## WORK INSTRUCTIONS
Pull each line holding "React" out of the entries below.

## DATASET EXTRACT
* BEGIN *

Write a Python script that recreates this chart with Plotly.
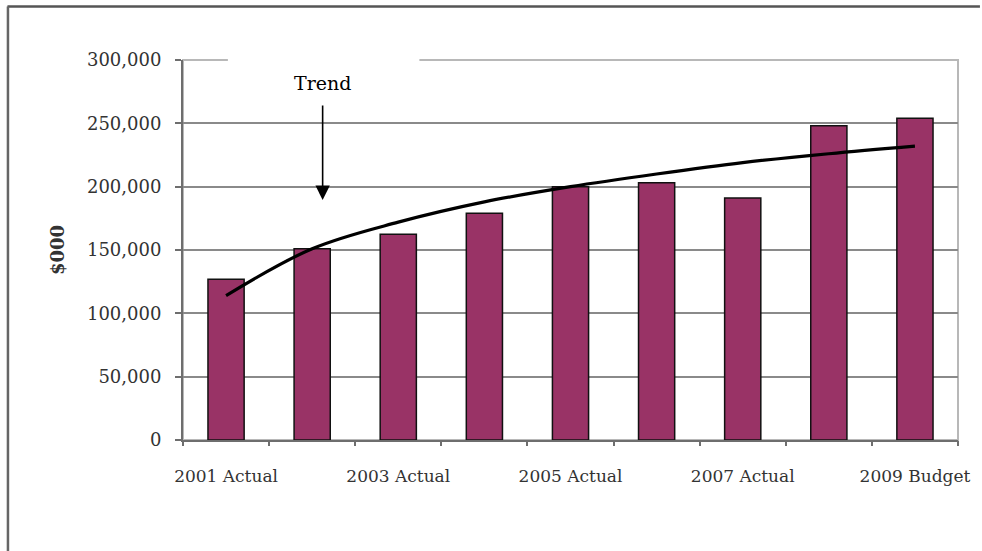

* END *
* BEGIN *

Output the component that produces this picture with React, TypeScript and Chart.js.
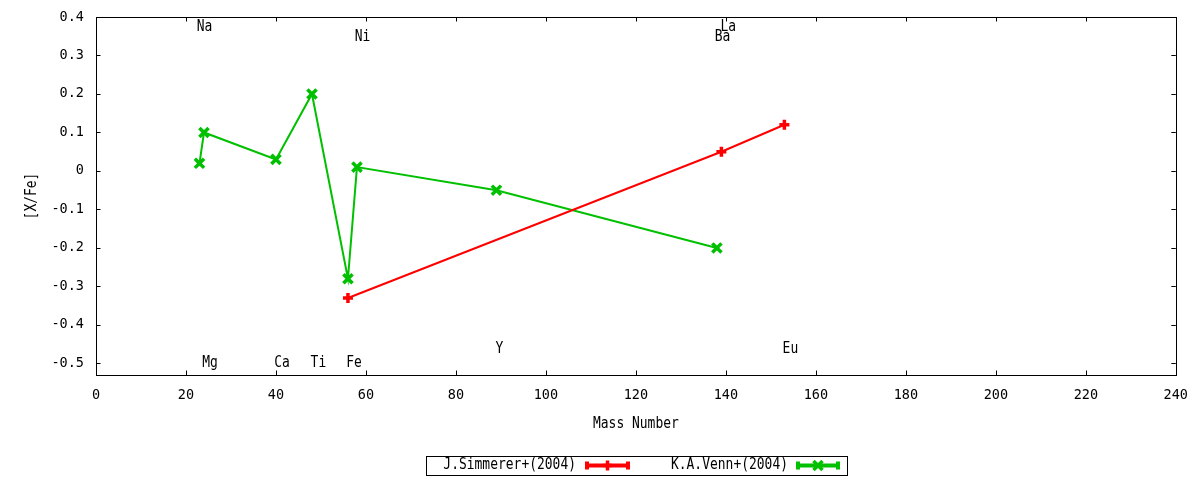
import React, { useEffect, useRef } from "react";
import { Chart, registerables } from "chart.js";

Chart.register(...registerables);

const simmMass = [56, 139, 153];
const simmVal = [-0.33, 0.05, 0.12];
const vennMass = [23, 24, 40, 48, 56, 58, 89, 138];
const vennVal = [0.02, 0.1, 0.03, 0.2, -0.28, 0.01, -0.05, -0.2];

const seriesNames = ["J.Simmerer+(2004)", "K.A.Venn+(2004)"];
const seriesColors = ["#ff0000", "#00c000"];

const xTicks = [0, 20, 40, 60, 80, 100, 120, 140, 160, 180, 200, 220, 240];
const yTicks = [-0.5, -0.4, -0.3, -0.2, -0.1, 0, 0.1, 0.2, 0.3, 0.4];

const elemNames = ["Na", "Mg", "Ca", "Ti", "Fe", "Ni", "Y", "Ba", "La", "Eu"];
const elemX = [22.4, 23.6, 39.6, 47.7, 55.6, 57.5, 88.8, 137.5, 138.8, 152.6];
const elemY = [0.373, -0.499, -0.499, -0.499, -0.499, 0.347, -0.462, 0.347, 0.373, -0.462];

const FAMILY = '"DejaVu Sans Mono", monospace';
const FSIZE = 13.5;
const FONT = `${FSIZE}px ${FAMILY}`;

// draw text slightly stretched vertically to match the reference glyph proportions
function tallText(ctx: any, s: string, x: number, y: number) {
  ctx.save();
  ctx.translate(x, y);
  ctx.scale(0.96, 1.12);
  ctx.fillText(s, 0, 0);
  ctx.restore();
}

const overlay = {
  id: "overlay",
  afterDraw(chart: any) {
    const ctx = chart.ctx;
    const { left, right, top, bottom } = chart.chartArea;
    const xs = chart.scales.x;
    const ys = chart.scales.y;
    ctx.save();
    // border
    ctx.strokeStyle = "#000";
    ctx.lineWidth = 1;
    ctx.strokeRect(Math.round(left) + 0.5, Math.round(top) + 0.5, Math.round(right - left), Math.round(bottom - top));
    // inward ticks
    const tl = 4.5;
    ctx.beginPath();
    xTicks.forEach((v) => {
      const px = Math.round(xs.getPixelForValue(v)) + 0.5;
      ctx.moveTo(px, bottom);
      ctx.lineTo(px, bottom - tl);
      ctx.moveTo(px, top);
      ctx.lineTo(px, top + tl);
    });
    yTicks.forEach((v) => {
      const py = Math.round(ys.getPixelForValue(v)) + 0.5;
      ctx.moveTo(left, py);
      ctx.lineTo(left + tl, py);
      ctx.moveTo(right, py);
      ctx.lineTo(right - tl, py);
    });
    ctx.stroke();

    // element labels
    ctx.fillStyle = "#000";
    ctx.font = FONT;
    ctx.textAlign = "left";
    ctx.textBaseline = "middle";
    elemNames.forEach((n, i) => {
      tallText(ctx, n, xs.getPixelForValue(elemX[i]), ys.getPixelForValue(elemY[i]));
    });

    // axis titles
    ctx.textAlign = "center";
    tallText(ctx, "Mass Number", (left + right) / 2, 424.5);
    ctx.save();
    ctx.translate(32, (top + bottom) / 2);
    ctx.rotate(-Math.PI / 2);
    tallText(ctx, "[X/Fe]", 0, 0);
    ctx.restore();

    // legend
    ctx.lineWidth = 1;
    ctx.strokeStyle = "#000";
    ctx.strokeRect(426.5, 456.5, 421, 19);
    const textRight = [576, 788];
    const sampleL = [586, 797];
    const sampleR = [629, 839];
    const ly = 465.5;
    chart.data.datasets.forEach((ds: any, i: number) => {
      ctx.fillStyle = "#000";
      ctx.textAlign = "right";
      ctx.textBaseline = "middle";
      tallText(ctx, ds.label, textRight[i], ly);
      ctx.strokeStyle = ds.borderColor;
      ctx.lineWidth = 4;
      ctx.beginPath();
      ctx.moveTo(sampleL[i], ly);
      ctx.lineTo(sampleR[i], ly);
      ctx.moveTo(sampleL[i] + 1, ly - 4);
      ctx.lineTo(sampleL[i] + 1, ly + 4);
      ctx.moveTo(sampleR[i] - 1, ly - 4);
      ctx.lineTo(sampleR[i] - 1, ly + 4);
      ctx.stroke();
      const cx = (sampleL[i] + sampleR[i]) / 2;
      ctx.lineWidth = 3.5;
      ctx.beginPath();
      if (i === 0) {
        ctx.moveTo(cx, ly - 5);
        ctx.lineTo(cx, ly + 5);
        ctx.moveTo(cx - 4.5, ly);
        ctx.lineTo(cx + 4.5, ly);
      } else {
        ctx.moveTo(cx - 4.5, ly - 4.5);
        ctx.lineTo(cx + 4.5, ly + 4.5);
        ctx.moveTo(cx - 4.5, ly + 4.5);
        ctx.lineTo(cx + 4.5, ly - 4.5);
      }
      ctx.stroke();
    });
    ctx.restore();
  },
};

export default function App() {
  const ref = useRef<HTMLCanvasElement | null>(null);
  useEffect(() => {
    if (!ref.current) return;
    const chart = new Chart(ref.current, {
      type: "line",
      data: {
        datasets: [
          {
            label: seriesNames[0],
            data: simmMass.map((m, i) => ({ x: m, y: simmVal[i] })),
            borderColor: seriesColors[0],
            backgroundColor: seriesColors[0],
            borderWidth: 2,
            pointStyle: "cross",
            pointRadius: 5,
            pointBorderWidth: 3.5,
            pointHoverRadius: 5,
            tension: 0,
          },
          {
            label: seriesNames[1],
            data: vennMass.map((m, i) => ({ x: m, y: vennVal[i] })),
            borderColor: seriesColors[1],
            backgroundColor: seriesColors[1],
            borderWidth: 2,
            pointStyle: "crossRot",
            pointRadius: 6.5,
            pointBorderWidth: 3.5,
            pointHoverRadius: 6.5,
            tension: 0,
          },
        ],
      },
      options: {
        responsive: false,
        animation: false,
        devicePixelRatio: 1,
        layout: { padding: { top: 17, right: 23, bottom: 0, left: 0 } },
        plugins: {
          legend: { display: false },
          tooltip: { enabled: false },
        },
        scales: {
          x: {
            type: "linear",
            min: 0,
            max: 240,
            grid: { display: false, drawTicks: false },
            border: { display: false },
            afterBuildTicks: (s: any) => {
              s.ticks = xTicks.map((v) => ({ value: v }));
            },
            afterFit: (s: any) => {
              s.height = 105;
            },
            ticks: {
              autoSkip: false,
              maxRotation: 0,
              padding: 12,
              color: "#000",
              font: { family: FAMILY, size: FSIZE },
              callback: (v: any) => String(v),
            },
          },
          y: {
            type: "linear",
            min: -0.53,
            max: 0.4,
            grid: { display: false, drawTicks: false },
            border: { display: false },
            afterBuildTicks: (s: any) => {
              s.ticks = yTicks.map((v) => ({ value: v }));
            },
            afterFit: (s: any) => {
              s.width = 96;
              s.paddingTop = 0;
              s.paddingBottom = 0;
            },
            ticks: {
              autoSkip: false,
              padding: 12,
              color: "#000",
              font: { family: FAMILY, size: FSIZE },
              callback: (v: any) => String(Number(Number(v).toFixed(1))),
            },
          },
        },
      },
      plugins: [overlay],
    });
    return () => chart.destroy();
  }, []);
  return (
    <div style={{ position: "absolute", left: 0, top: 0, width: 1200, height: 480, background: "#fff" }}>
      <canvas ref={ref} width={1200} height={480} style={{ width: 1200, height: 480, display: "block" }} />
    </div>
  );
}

* END *

## SOLVED EXERCISE
Output the component that produces this picture with React, TypeScript and Chart.js.
import React, { useEffect, useRef } from "react";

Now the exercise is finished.